C4.5, Quinlan's next iteration. The new features (versus ID3) are: (i) accepts both continuous and discrete features; (ii) handles incomplete data points; (iii) solves over-fitting problem by (very clever) bottom-up technique usually known as "pruning"; and (iv) different weights can be applied the features that comprise the training data. Of these, the first three are very important--and I would suggest that any DT implementation you choose has all three. The fourth (differential weighting) is much less important
C5.0, the most recent Quinlan iteration. This implementation is covered by a patent and probably, as a result, is rarely implemented (outside of commercial software packages). I have never coded a C5.0 implementation myself (I have never even seen the source code) so I can't offer an informed comparison of C5.0 versus C4.5. I have always been skeptical about the improvements claimed by its inventor (Ross Quinlan)--for instance, he claims it is "several orders of magnitude" faster than C4.5. Other claims are similarly broad ("significantly more memory efficient") and so forth. I'll just point you to studies which report the result of comparison of the two techniques and you can decide for yourself.
CHAID (chi-square automatic interaction detector) actually predates the original ID3 implementation by about six years (published in a Ph.D. thesis by Gordon Kass in 1980). I know every little about this technique.The R Platform has a Package called CHAID which includes excellent documentation
MARS (multi-adaptive regression splines) is actually a term trademarked by the original inventor of MARS, Salford Systems. As a result, MARS clones in libraries not sold by Salford are named something other than MARS--e.g., in R, the relevant function is polymars in the poly-spline library. Matlab and Statistica also have implementations with MARS-functionality

I would recommend CART or C4.5 (though again, I have no direct experience with C5.0 or with CHAID, though I am familiar with their feature sets).

C4.5 is the Decision Tree flavor implemented in Orange; CART is the flavor in sklearn--both excellent implementations in excellent ML libraries.

C4.5 is a major step beyond ID3--both in terms of range (C4.5 has a far broader use case spectrum because it can handle continuous variables in the training data) and in terms of model quality.

Perhaps the most significant claimed improvement of C5.0 versus C4.5 is support for boosted trees.
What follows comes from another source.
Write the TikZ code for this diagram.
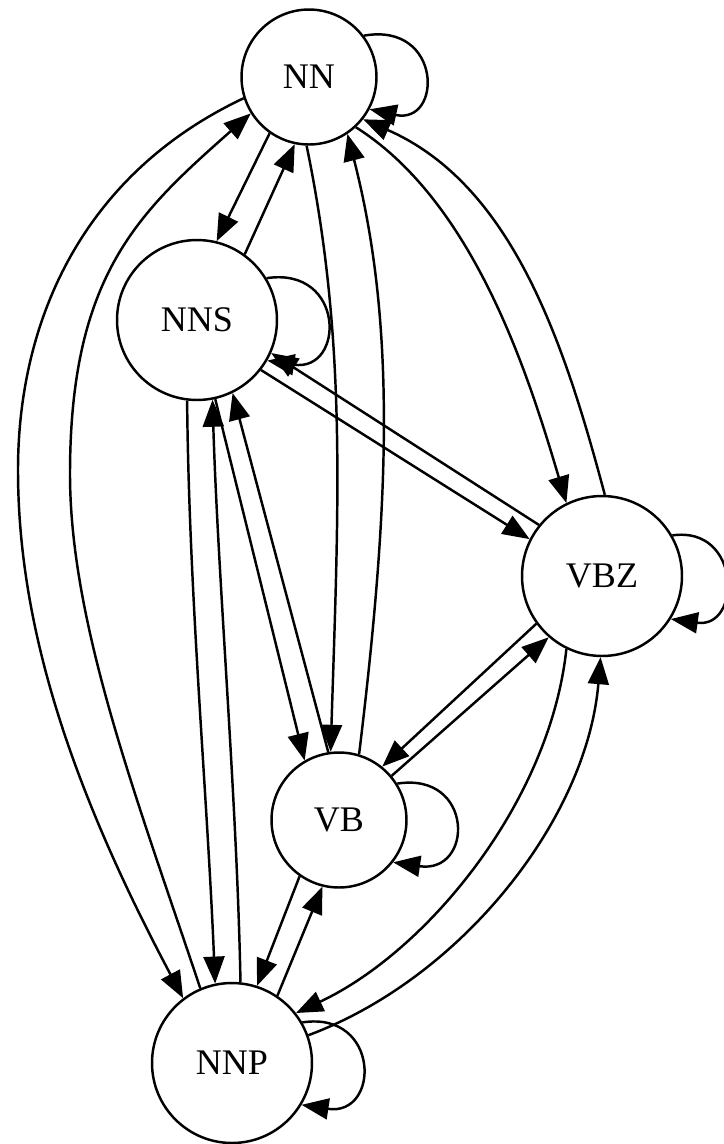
\documentclass[tikz,border=0pt]{standalone}
\usepackage{fontspec}
\setmainfont{Liberation Serif}
\usetikzlibrary{arrows.meta}

\begin{document}
\begin{tikzpicture}[x=0.02cm, y=-0.02cm,
        st/.style={circle, draw, line width=1.4pt, inner sep=0pt, font=\fontsize{20.5}{24}\selectfont},
        sm/.style={st, minimum size=2.7cm},
        lg/.style={st, minimum size=3.2cm},
        ed/.style={-{Triangle[length=0.54cm, width=0.42cm]}, line width=1.4pt}]
    \useasboundingbox (0,0) rectangle (724,1144);
    \node[sm] (nn)  at (309,77)   {NN};
    \node[lg] (nns) at (197,320)  {NNS};
    \node[lg] (vbz) at (602,576)  {VBZ};
    \node[sm] (vb)  at (339,820)  {VB};
    \node[lg] (nnp) at (232,1063) {NNP};
    % Self loops
    \draw[ed] (nn.37) .. controls +(79,-14) and +(73,16) .. (nn.-28);
    \draw[ed] (nns.31) .. controls +(79,-12) and +(78,12) .. (nns.-30);
    \draw[ed] (vbz.30) .. controls +(69,-10) and +(71,10) .. (vbz.-32);
    \draw[ed] (vb.32) .. controls +(77,-12) and +(81,12) .. (vb.-38);
    \draw[ed] (nnp.30) .. controls +(78,-12) and +(79,12) .. (nnp.-31);
    % NN <-> NNS
    \draw[ed] (nn.-125) -- (nns.76);
    \draw[ed] (nns.54) -- (nn.-102);
    % NN <-> NNP
    \draw[ed] (nn.198) .. controls (83,174) and (18,320) .. (18,470)
        .. controls (18,620) and (66.5,779) .. (nnp.127);
    \draw[ed] (nnp.113) .. controls (137,799) and (70,624) .. (70,474)
        .. controls (70,274) and (139.5,212) .. (nn.-148);
    % NN <-> VB
    \draw[ed] (nn.-92) .. controls (347,341) and (338.5,503) .. (vb.97);
    \draw[ed] (vb.73) .. controls (389,508) and (397,327) .. (nn.-56);
    % NN <-> VBZ
    \draw[ed] (nn.-47) .. controls (475,202.5) and (529.3,378) .. (vbz.116);
    \draw[ed] (vbz.88) .. controls (565,345.7) and (513.3,184.8) .. (nn.-38);
    % NNS <-> VBZ
    \draw[ed] (nns.-38) -- (vbz.153);
    \draw[ed] (vbz.141) -- (nns.-24);
    % NNS <-> VB
    \draw[ed] (nns.-77) -- (vb.120);
    \draw[ed] (vb.99) -- (nns.-64);
    % NNS <-> NNP
    \draw[ed] (nns.-97) .. controls (189,595) and (207,790) .. (nnp.102);
    \draw[ed] (nnp.84) .. controls (237,800) and (218,580) .. (nns.-79);
    % VBZ <-> VB
    \draw[ed] (vbz.-144) -- (vb.51);
    \draw[ed] (vb.40) -- (vbz.-131);
    % VBZ <-> NNP
    \draw[ed] (vbz.-116) .. controls (549.8,803) and (426.2,952) .. (nnp.38);
    \draw[ed] (nnp.20) .. controls (462,978) and (587,818.7) .. (vbz.-91);
    % VB <-> NNP
    \draw[ed] (vb.-125) -- (nnp.72);
    \draw[ed] (nnp.56) -- (vb.-104);
\end{tikzpicture}
\end{document}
Ensemble support for DTs--boosted trees and Random Forests--has been included in the DT implementation in Orange; here, ensemble support was added to a C4.5 algorithm. sklearn also features a range of random forest and boosting methods.

36,628

Y2theZ

Updated on July 09, 2022

Comments

Y2theZ almost 2 years
I am doing research on data mining and more precisely, decision trees.

I would like to know if there are multiple algorithms to build a decision trees (or just one?), and which is better, based on criteria such as
- Performance
- Complexity
- Errors in decision making
- and more.
- Has QUIT--Anony-Mousse about 12 years
  
  Retagged this as classification, machine-learning instead of the buzzwordish data-mining.
Deepak Mathpal about 12 years

@Youssef : no problem. (please note that my original Answer contained a mis-statement regarding sklearn's implementation; i checked it after posting, and corrected it just now.)
chubbsondubs about 12 years

CART and ID3, C4.5, C5.0 differ in the way splits are preformed. CART is a binary tree where the others are not. That means CART will choose several discrete values to split on. For example, if a feature is { red, green, blue } it could split on {red, green} on the left and {blue} on the right or any combination of the 3. CART also handles discrete as well as continuous values too.
chubbsondubs about 12 years

CART also supports surrogate splits which will split along several features at once. That produces splits that visually can be thought of as lines of any slope where splitting along a single feature produce lines of either vertical or horizontal slope. The idea behind this is clustered data might not be possible without lots of splitting when all you have is vertical or horizontal splitting. With lines of any slope we can surround clusters in fewer splits thus more robust trees.
user1207217 over 10 years

I'd like to point out that C5.0 (as of Feb 2014 at least) is available in full, but single-threaded form under the GPL, although that obviously doesn't resolve any patent licencing issues rulequest.com/download.html
Kenston Choi over 10 years

And an implementation of C5.0 is now available for R
Admin about 6 years

@doug I have a question regarding the splitting criteria of the decision tree in classification. Are all splitting criteria in the classification of decision tree impurity based?
Deepak Mathpal about 6 years

@Victor it depends on the choice made the the library author. I am only familiar with two techniques used to calculate variance for "discrete" data: gini impurity and information entropy. In my experience there is very little practical difference between them. Of course if you are building a regression tree then you can just use plain variance
wordsforthewise about 3 years

I'm confused, can you use the R package or code your own C5.0 algo even though it's patented? Or are you going to get sued or be breaking the law? I cannot find the C5.0 patent.